The request
Exactly as written, write out the lines below from the first to the one containing "(10,20) rectangle (967,1340);", inclusive. Pictures do not belong in the copy.

Data extract
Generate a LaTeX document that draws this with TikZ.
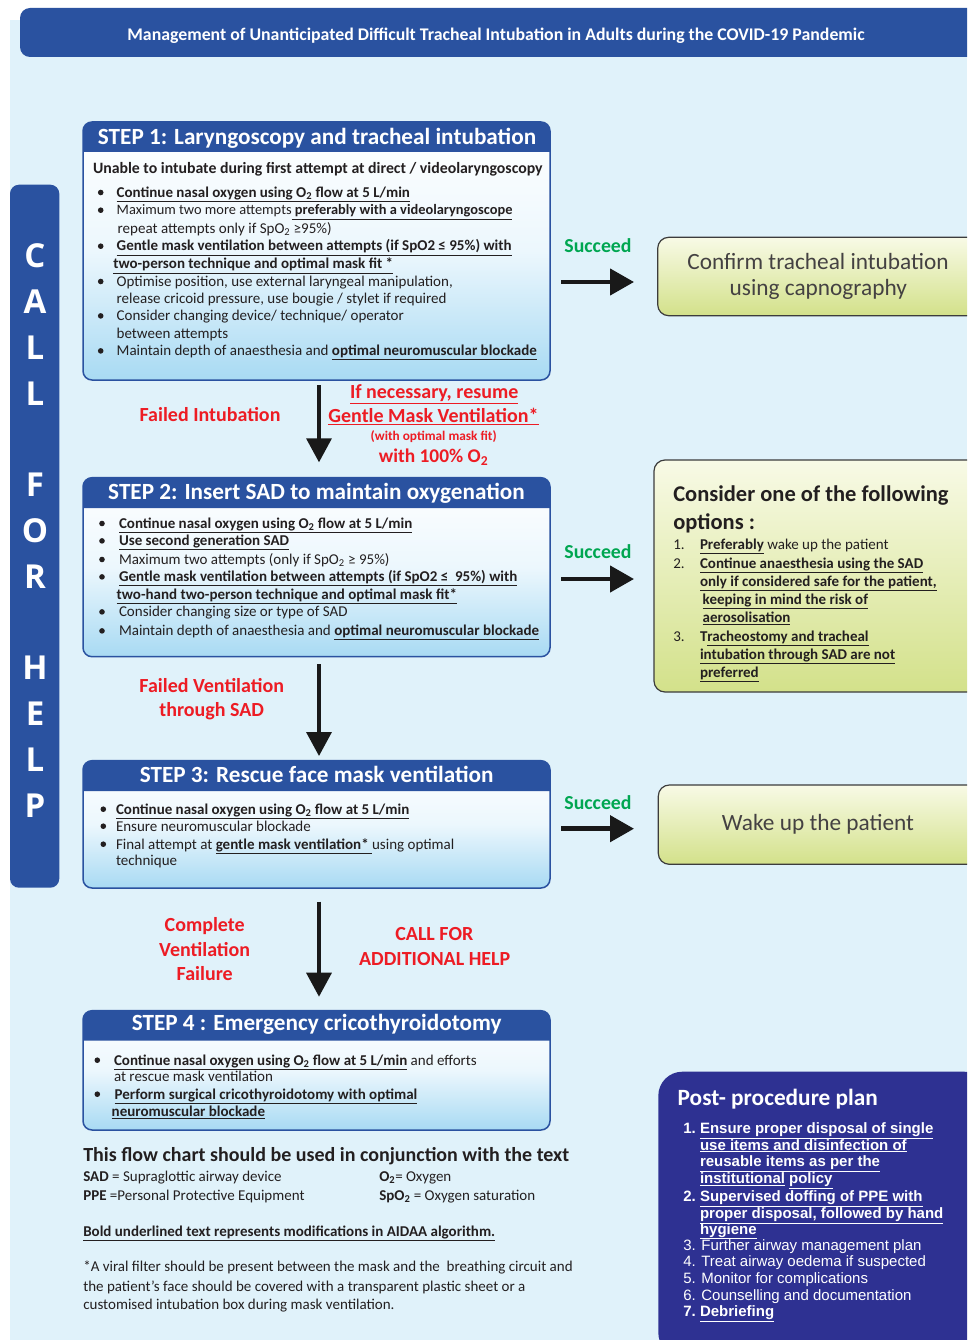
\documentclass[tikz,border=0pt]{standalone}
\usepackage{fontspec}
\setmainfont{Carlito}
\newfontfamily\arialf{Liberation Sans}
\newfontfamily\osans{Open Sans}
\usetikzlibrary{arrows.meta}
\definecolor{bgc}{RGB}{224,242,250}
\definecolor{hdr}{RGB}{42,82,160}
\definecolor{stepb}{RGB}{168,218,243}
\definecolor{stepm}{RGB}{236,247,253}
\definecolor{redc}{RGB}{237,28,36}
\definecolor{grn}{RGB}{0,166,81}
\definecolor{navy}{RGB}{46,49,146}
\definecolor{txt}{RGB}{35,31,32}
\definecolor{gtop}{RGB}{248,250,230}
\definecolor{gbot}{RGB}{211,225,138}
\definecolor{gbord}{RGB}{60,60,60}
\newcommand{\fs}[1]{\fontsize{#1}{#1}\selectfont}
\newcommand{\ub}[1]{\textbf{\underline{#1}}}
\newcommand{\Ot}{O\textsubscript{2}}
\begin{document}
\begin{tikzpicture}[x=1pt,y=-1pt,
  every node/.style={inner sep=0pt, outer sep=0pt},
  stepbox/.style={draw=hdr, line width=1.5pt, rounded corners=9pt, anchor=north west,
     top color=white, bottom color=stepb, middle color=stepm, minimum width=467pt},
  gbox/.style={draw=gbord, line width=1.2pt, rounded corners=11pt, anchor=north west,
     top color=gtop, bottom color=gbot},
  hdrT/.style={anchor=base, font=\fs{23.2}\bfseries, text=white},
  bodyT/.style={anchor=base west, font=\fs{15}, text=txt},
  bodyB/.style={anchor=base west, font=\fs{15.8}\bfseries, text=txt},
  redT/.style={anchor=base, font=\fs{20}\bfseries, text=redc},
  succ/.style={anchor=base, font=\fs{19.8}\bfseries, text=grn},
  gT/.style={anchor=base, font=\fs{23.3}, text=txt!85},
  cT/.style={anchor=base west, font=\fs{15}, text=txt},
  ppT/.style={anchor=base west, font=\arialf\fs{15}, text=white},
  ppB/.style={anchor=base west, font=\arialf\fs{15}\bfseries, text=white},
  footT/.style={anchor=base west, font=\fs{15}, text=txt},
  varrow/.style={-{Triangle[width=25pt,length=24pt]}, line width=3.5pt, draw=black!90},
  harrow/.style={-{Triangle[width=26pt,length=24pt]}, line width=4.5pt, draw=black!90},
  dot/.style={fill=txt}
]
\useasboundingbox (0,0) rectangle (967,1340);
\clip (0,0) rectangle (967,1340);
\fill[white] (0,0) rectangle (967,1340);
\fill[bgc] (10,20) rectangle (967,1340);

% title bar
\node[fill=hdr, rounded corners=10pt, anchor=north west, minimum width=975pt, minimum height=49pt] (tbar) at (20,8) {};
\node[anchor=base, font=\fs{17.8}\bfseries, text=white] (ttext) at (496,41) {Management of Unanticipated Difficult Tracheal Intubation in Adults during the COVID-19 Pandemic};

% call for help bar
\node[fill=hdr, rounded corners=9pt, anchor=north west, minimum width=49.3pt, minimum height=703pt] (cfh) at (10,184.7) {};
\foreach \l/\i in {C/0,A/1,L/2,L/3,F/5,O/6,R/7,H/9,E/10,L/11,P/12}
  \node[font=\osans\bfseries\fs{33}, text=white] (cfh\i) at (35,256+45.8*\i) {\l};

% ---------- STEP 1
\node[stepbox, minimum height=258pt] (s1) at (83,122) {};
\fill[hdr] (83,152) [rounded corners=9pt] -- (83,122) -- (550,122) [sharp corners] -- (550,152) -- cycle;
\node[hdrT] (s1h) at (317,145) {STEP 1: Laryngoscopy and tracheal intubation};
\node[bodyB] (s1u) at (93,173.3) {Unable to intubate during first attempt at direct / videolaryngoscopy};
\node[bodyT] (s1a) at (116.7,197.3) {\ub{Continue nasal oxygen using \Ot{} flow at 5 L/min}};
\node[bodyT, font=\fs{14.4}] (s1b) at (116.7,215) {Maximum two more attempts\ub{\ preferably with a videolaryngoscope}};
\node[bodyT] (s1c) at (117.7,233.7) {repeat attempts only if SpO\textsubscript{2} ≥95\%)};
\node[bodyT] (s1d) at (116.7,251) {\ub{Gentle mask ventilation between attempts (if SpO2 ≤ 95\%) with}};
\node[bodyT] (s1e) at (113.3,269) {\ub{two-person technique and optimal mask fit *}};
\node[bodyT] (s1f) at (116.7,286.3) {Optimise position, use external laryngeal manipulation,};
\node[bodyT] (s1g) at (116.7,303.7) {release cricoid pressure, use bougie / stylet if required};
\node[bodyT] (s1i) at (116.7,320.7) {Consider changing device/ technique/ operator};
\node[bodyT] (s1j) at (116.7,338) {between attempts};
\node[bodyT] (s1k) at (116.7,355.7) {Maintain depth of anaesthesia and \ub{optimal neuromuscular blockade}};
\foreach \y in {197.3,215,251,286.3,320.7,355.7} \fill[dot] (100.7,\y-4.8) circle (2.8pt);

% ---------- STEP 2
\node[stepbox, minimum height=179pt] (s2) at (83,477.7) {};
\fill[hdr] (83,508) [rounded corners=9pt] -- (83,477.7) -- (550,477.7) [sharp corners] -- (550,508) -- cycle;
\node[hdrT] (s2h) at (316.5,499) {STEP 2: Insert SAD to maintain oxygenation};
\node[bodyT] (s2a) at (119,528.3) {\ub{Continue nasal oxygen using \Ot{} flow at 5 L/min}};
\node[bodyT] (s2b) at (119,545.7) {\ub{Use second generation SAD}};
\node[bodyT] (s2c) at (119,564.3) {Maximum two attempts (only if SpO\textsubscript{2} ≥ 95\%)};
\node[bodyT] (s2d) at (119,581.7) {\ub{Gentle mask ventilation between attempts (if SpO2 ≤~ 95\%) with}};
\node[bodyT] (s2e) at (116.7,599) {\ub{two-hand two-person technique and optimal mask fit*}};
\node[bodyT] (s2f) at (119,616.7) {Consider changing size or type of SAD};
\node[bodyT] (s2g) at (119,635.7) {Maintain depth of anaesthesia and \ub{optimal neuromuscular blockade}};
\foreach \y in {528.3,545.7,564.3,581.7,616.7,635.7} \fill[dot] (102,\y-4.8) circle (2.8pt);

% ---------- STEP 3
\node[stepbox, minimum height=127.3pt] (s3) at (83,760.7) {};
\fill[hdr] (83,791) [rounded corners=9pt] -- (83,760.7) -- (550,760.7) [sharp corners] -- (550,791) -- cycle;
\node[hdrT] (s3h) at (316.7,782.3) {STEP 3: Rescue face mask ventilation};
\node[bodyT] (s3a) at (116,814) {\ub{Continue nasal oxygen using \Ot{} flow at 5 L/min}};
\node[bodyT] (s3b) at (116,831) {Ensure neuromuscular blockade};
\node[bodyT] (s3c) at (116,849) {Final attempt at \ub{gentle mask ventilation*\ }using optimal};
\node[bodyT] (s3d) at (116,865) {technique};
\foreach \y in {814,831,849} \fill[dot] (103.3,\y-4.8) circle (2.8pt);

% ---------- STEP 4
\node[stepbox, minimum height=119.3pt] (s4) at (83,1010.7) {};
\fill[hdr] (83,1040.7) [rounded corners=9pt] -- (83,1010.7) -- (550,1010.7) [sharp corners] -- (550,1040.7) -- cycle;
\node[hdrT] (s4h) at (316.7,1030.7) {STEP 4 : Emergency cricothyroidotomy};
\node[bodyT] (s4a) at (114,1065) {\ub{Continue nasal oxygen using \Ot{} flow at 5 L/min} and efforts};
\node[bodyT] (s4b) at (114,1081) {at rescue mask ventilation};
\node[bodyT] (s4c) at (114.7,1099) {\ub{Perform surgical cricothyroidotomy with optimal}};
\node[bodyT] (s4d) at (111.7,1116.7) {\ub{neuromuscular blockade}};
\foreach \y in {1065,1099} \fill[dot] (97.3,\y-4.8) circle (2.8pt);

% ---------- red labels
\node[redT] (fi) at (210,421.7) {Failed Intubation};
\node[redT] (r1) at (434.2,398.3) {\underline{If necessary, resume}};
\node[redT] (r2) at (433.5,422.3) {\underline{Gentle Mask Ventilation*}};
\node[redT, font=\fs{13.3}\bfseries] (r3) at (433.7,440) {(with optimal mask fit)};
\node[redT, font=\fs{19.4}\bfseries] (r4) at (433.5,462.7) {with 100\% \Ot};
\node[redT] (fv1) at (211.7,692.3) {Failed Ventilation};
\node[redT] (fv2) at (211.7,716.7) {through SAD};
\node[redT] (cv1) at (204.7,931.7) {Complete};
\node[redT] (cv2) at (204.7,956) {Ventilation};
\node[redT] (cv3) at (204.7,980) {Failure};
\node[redT] (ah1) at (434.3,940.7) {CALL FOR};
\node[redT] (ah2) at (434.7,965) {ADDITIONAL HELP};

% ---------- right boxes
\node[gbox, minimum width=330pt, minimum height=78.4pt] (g1) at (657.7,237.3) {};
\node[gT] (g1a) at (818,269.3) {Confirm tracheal intubation};
\node[gT] (g1b) at (818.3,295.7) {using capnography};

\node[gbox, minimum width=335pt, minimum height=232pt] (g2) at (654,460) {};
\node[cT, font=\fs{22.5}\bfseries] (g2t1) at (673.3,501) {Consider one of the following};
\node[cT, font=\fs{22.5}\bfseries] (g2t2) at (673.3,529) {options :};
\node[cT] (g2n1) at (673.3,549.3) {1.};
\node[cT] (g2l1) at (700,549.3) {\ub{Preferably} wake up the patient};
\node[cT] (g2n2) at (673.3,568.3) {2.};
\node[cT] (g2l2) at (700,568.3) {\ub{Continue anaesthesia using the SAD}};
\node[cT] (g2l3) at (700,586) {\ub{only if considered safe for the patient,}};
\node[cT] (g2l4) at (702.7,604.3) {\ub{keeping in mind the risk of}};
\node[cT] (g2l5) at (702.7,622.3) {\ub{aerosolisation}};
\node[cT] (g2n3) at (673.3,641) {3.};
\node[cT] (g2l6) at (700,641) {\textbf{T}\ub{racheostomy and tracheal}};
\node[cT] (g2l7) at (700,659.3) {\ub{intubation through SAD are not}};
\node[cT] (g2l8) at (700,677.7) {\ub{preferred}};

\node[gbox, minimum width=330pt, minimum height=79.3pt] (g3) at (658.3,785) {};
\node[gT] (g3a) at (818,830) {Wake up the patient};

\node[succ] (sc1) at (598,252.5) {Succeed};
\node[succ] (sc2) at (598,558.5) {Succeed};
\node[succ] (sc3) at (598,809.3) {Succeed};

% ---------- arrows
\coordinate (y1) at (0,282);
\coordinate (y2) at (0,579);
\coordinate (y3) at (0,828.7);
\draw[harrow, shorten <=11pt, shorten >=23.7pt] (s1.east |- y1) -- (g1.west |- y1);
\draw[harrow, shorten <=11pt, shorten >=20pt] (s2.east |- y2) -- (g2.west |- y2);
\draw[harrow, shorten <=11pt, shorten >=24.3pt] (s3.east |- y3) -- (g3.west |- y3);
\draw[varrow, shorten <=5pt, shorten >=15.4pt] ([xshift=2.5pt]s1.south) -- ([xshift=2.5pt]s2.north);
\draw[varrow, shorten <=7.3pt, shorten >=4.7pt] ([xshift=2.5pt]s2.south) -- ([xshift=2.5pt]s3.north);
\draw[varrow, shorten <=13.7pt, shorten >=14pt] ([xshift=2.5pt]s3.south) -- ([xshift=2.5pt]s4.north);

% ---------- bottom notes
\node[footT, font=\fs{20}\bfseries] (n1) at (83.3,1161.7) {This flow chart should be used in conjunction with the text};
\node[footT] (n2) at (83.3,1181.7) {\textbf{SAD} = Supraglottic airway device};
\node[footT] (n3) at (379.3,1181.7) {\textbf{\Ot}= Oxygen};
\node[footT] (n4) at (83.3,1200) {\textbf{PPE} =Personal Protective Equipment};
\node[footT] (n5) at (379.3,1200) {\textbf{SpO\textsubscript{2}} = Oxygen saturation};
\node[footT] (n6) at (83.3,1236.7) {\ub{Bold underlined text represents modifications in AIDAA algorithm.}};
\node[footT] (n7) at (83.3,1271.7) {*A viral filter should be present between the mask and the~ breathing circuit and};
\node[footT] (n8) at (83.3,1291) {the patient’s face should be covered with a transparent plastic sheet or a};
\node[footT] (n9) at (83.3,1309) {customised intubation box during mask ventilation.};

% ---------- post-procedure plan
\node[fill=navy, rounded corners=24pt, anchor=north west, minimum width=330pt, minimum height=285pt] (pp) at (658.3,1071.7) {};
\node[anchor=base west, font=\fs{23.3}\bfseries, text=white] (ppt) at (677.7,1105) {Post- procedure plan};
\node[ppB] (pn1) at (683.3,1133.3) {1.};
\node[ppB] (p1a) at (700,1133.3) {\underline{Ensure proper disposal of single}};
\node[ppB] (p1b) at (700,1150) {\underline{use items and disinfection of}};
\node[ppB] (p1c) at (700,1166.7) {\underline{reusable items as per the}};
\node[ppB] (p1d) at (700,1183.3) {\underline{institutional} \underline{policy}};
\node[ppB] (pn2) at (683.3,1201.7) {2.};
\node[ppB] (p2a) at (700,1201.7) {\underline{Supervised doffing of PPE with}};
\node[ppB] (p2b) at (700,1218.3) {\underline{proper disposal, followed by hand}};
\node[ppB] (p2c) at (700,1234) {\underline{hygiene}};
\node[ppT] (p3) at (683.3,1250) {3. Further airway management plan};
\node[ppT] (p4) at (683.3,1266.7) {4. Treat airway oedema if suspected};
\node[ppT] (p5) at (683.3,1283.3) {5. Monitor for complications};
\node[ppT] (p6) at (683.3,1300) {6. Counselling and documentation};
\node[ppB] (pn7) at (683.3,1316.7) {7.};
\node[ppB] (p7) at (700,1316.7) {\underline{Debriefing}};
\end{tikzpicture}
\end{document}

Task solution
Generate a LaTeX document that draws this with TikZ.
\documentclass[tikz,border=0pt]{standalone}
\usepackage{fontspec}
\setmainfont{Carlito}
\newfontfamily\arialf{Liberation Sans}
\newfontfamily\osans{Open Sans}
\usetikzlibrary{arrows.meta}
\definecolor{bgc}{RGB}{224,242,250}
\definecolor{hdr}{RGB}{42,82,160}
\definecolor{stepb}{RGB}{168,218,243}
\definecolor{stepm}{RGB}{236,247,253}
\definecolor{redc}{RGB}{237,28,36}
\definecolor{grn}{RGB}{0,166,81}
\definecolor{navy}{RGB}{46,49,146}
\definecolor{txt}{RGB}{35,31,32}
\definecolor{gtop}{RGB}{248,250,230}
\definecolor{gbot}{RGB}{211,225,138}
\definecolor{gbord}{RGB}{60,60,60}
\newcommand{\fs}[1]{\fontsize{#1}{#1}\selectfont}
\newcommand{\ub}[1]{\textbf{\underline{#1}}}
\newcommand{\Ot}{O\textsubscript{2}}
\begin{document}
\begin{tikzpicture}[x=1pt,y=-1pt,
  every node/.style={inner sep=0pt, outer sep=0pt},
  stepbox/.style={draw=hdr, line width=1.5pt, rounded corners=9pt, anchor=north west,
     top color=white, bottom color=stepb, middle color=stepm, minimum width=467pt},
  gbox/.style={draw=gbord, line width=1.2pt, rounded corners=11pt, anchor=north west,
     top color=gtop, bottom color=gbot},
  hdrT/.style={anchor=base, font=\fs{23.2}\bfseries, text=white},
  bodyT/.style={anchor=base west, font=\fs{15}, text=txt},
  bodyB/.style={anchor=base west, font=\fs{15.8}\bfseries, text=txt},
  redT/.style={anchor=base, font=\fs{20}\bfseries, text=redc},
  succ/.style={anchor=base, font=\fs{19.8}\bfseries, text=grn},
  gT/.style={anchor=base, font=\fs{23.3}, text=txt!85},
  cT/.style={anchor=base west, font=\fs{15}, text=txt},
  ppT/.style={anchor=base west, font=\arialf\fs{15}, text=white},
  ppB/.style={anchor=base west, font=\arialf\fs{15}\bfseries, text=white},
  footT/.style={anchor=base west, font=\fs{15}, text=txt},
  varrow/.style={-{Triangle[width=25pt,length=24pt]}, line width=3.5pt, draw=black!90},
  harrow/.style={-{Triangle[width=26pt,length=24pt]}, line width=4.5pt, draw=black!90},
  dot/.style={fill=txt}
]
\useasboundingbox (0,0) rectangle (967,1340);
\clip (0,0) rectangle (967,1340);
\fill[white] (0,0) rectangle (967,1340);
\fill[bgc] (10,20) rectangle (967,1340);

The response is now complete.